## start Source data

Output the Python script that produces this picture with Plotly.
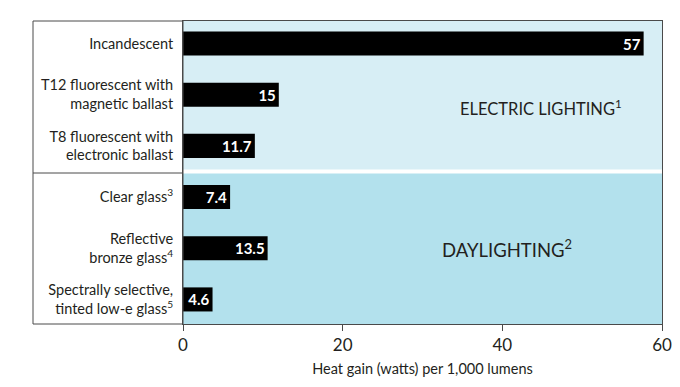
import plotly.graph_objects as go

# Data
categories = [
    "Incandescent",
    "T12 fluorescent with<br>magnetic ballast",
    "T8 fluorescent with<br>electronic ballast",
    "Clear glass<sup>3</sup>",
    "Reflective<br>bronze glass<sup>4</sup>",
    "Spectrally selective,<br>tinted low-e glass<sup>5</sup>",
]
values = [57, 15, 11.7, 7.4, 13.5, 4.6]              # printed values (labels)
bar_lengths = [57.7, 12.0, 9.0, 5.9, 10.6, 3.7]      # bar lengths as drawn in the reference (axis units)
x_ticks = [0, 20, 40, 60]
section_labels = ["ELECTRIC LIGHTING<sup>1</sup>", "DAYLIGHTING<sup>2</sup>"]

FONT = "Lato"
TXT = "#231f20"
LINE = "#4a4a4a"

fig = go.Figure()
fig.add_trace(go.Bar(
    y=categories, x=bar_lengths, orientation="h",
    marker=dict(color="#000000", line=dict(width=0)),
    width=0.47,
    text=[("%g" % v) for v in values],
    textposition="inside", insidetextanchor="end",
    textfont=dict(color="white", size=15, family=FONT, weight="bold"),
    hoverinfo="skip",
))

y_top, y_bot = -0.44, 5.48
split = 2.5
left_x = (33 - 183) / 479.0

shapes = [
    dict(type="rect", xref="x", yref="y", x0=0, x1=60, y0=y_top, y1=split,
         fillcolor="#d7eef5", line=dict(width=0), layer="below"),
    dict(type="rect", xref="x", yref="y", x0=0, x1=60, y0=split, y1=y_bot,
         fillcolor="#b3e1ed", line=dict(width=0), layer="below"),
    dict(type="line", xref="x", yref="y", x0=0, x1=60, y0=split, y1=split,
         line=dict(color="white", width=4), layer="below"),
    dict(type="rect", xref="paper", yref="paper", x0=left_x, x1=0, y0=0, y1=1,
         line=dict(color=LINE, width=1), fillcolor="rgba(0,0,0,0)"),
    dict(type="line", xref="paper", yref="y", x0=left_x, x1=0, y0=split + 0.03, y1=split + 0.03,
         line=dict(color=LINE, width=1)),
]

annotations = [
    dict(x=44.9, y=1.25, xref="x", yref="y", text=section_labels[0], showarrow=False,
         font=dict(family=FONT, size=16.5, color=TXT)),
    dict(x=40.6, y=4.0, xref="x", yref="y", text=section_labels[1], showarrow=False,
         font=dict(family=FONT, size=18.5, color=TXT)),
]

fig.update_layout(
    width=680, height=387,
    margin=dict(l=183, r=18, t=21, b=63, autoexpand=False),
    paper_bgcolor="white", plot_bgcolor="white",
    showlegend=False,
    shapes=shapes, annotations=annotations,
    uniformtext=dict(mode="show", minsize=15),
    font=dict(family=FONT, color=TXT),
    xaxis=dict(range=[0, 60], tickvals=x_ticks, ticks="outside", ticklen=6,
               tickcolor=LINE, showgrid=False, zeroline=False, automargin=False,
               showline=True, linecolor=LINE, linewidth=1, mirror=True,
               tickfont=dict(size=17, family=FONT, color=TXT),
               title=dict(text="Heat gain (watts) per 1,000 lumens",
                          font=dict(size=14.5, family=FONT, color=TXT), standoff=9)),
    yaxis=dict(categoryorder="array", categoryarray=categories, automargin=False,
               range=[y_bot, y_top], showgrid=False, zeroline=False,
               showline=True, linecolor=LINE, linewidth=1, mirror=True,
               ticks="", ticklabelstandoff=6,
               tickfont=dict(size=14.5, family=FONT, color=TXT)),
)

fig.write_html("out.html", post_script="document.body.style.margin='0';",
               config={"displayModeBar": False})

## end Source data

Goal of the exercise: With all pictures left out, please transcribe exactly the lines from the start of the material through the line with "left_x = (33 - 183) / 479.0".

Worked solution:
Output the Python script that produces this picture with Plotly.
import plotly.graph_objects as go

# Data
categories = [
    "Incandescent",
    "T12 fluorescent with<br>magnetic ballast",
    "T8 fluorescent with<br>electronic ballast",
    "Clear glass<sup>3</sup>",
    "Reflective<br>bronze glass<sup>4</sup>",
    "Spectrally selective,<br>tinted low-e glass<sup>5</sup>",
]
values = [57, 15, 11.7, 7.4, 13.5, 4.6]              # printed values (labels)
bar_lengths = [57.7, 12.0, 9.0, 5.9, 10.6, 3.7]      # bar lengths as drawn in the reference (axis units)
x_ticks = [0, 20, 40, 60]
section_labels = ["ELECTRIC LIGHTING<sup>1</sup>", "DAYLIGHTING<sup>2</sup>"]

FONT = "Lato"
TXT = "#231f20"
LINE = "#4a4a4a"

fig = go.Figure()
fig.add_trace(go.Bar(
    y=categories, x=bar_lengths, orientation="h",
    marker=dict(color="#000000", line=dict(width=0)),
    width=0.47,
    text=[("%g" % v) for v in values],
    textposition="inside", insidetextanchor="end",
    textfont=dict(color="white", size=15, family=FONT, weight="bold"),
    hoverinfo="skip",
))

y_top, y_bot = -0.44, 5.48
split = 2.5
left_x = (33 - 183) / 479.0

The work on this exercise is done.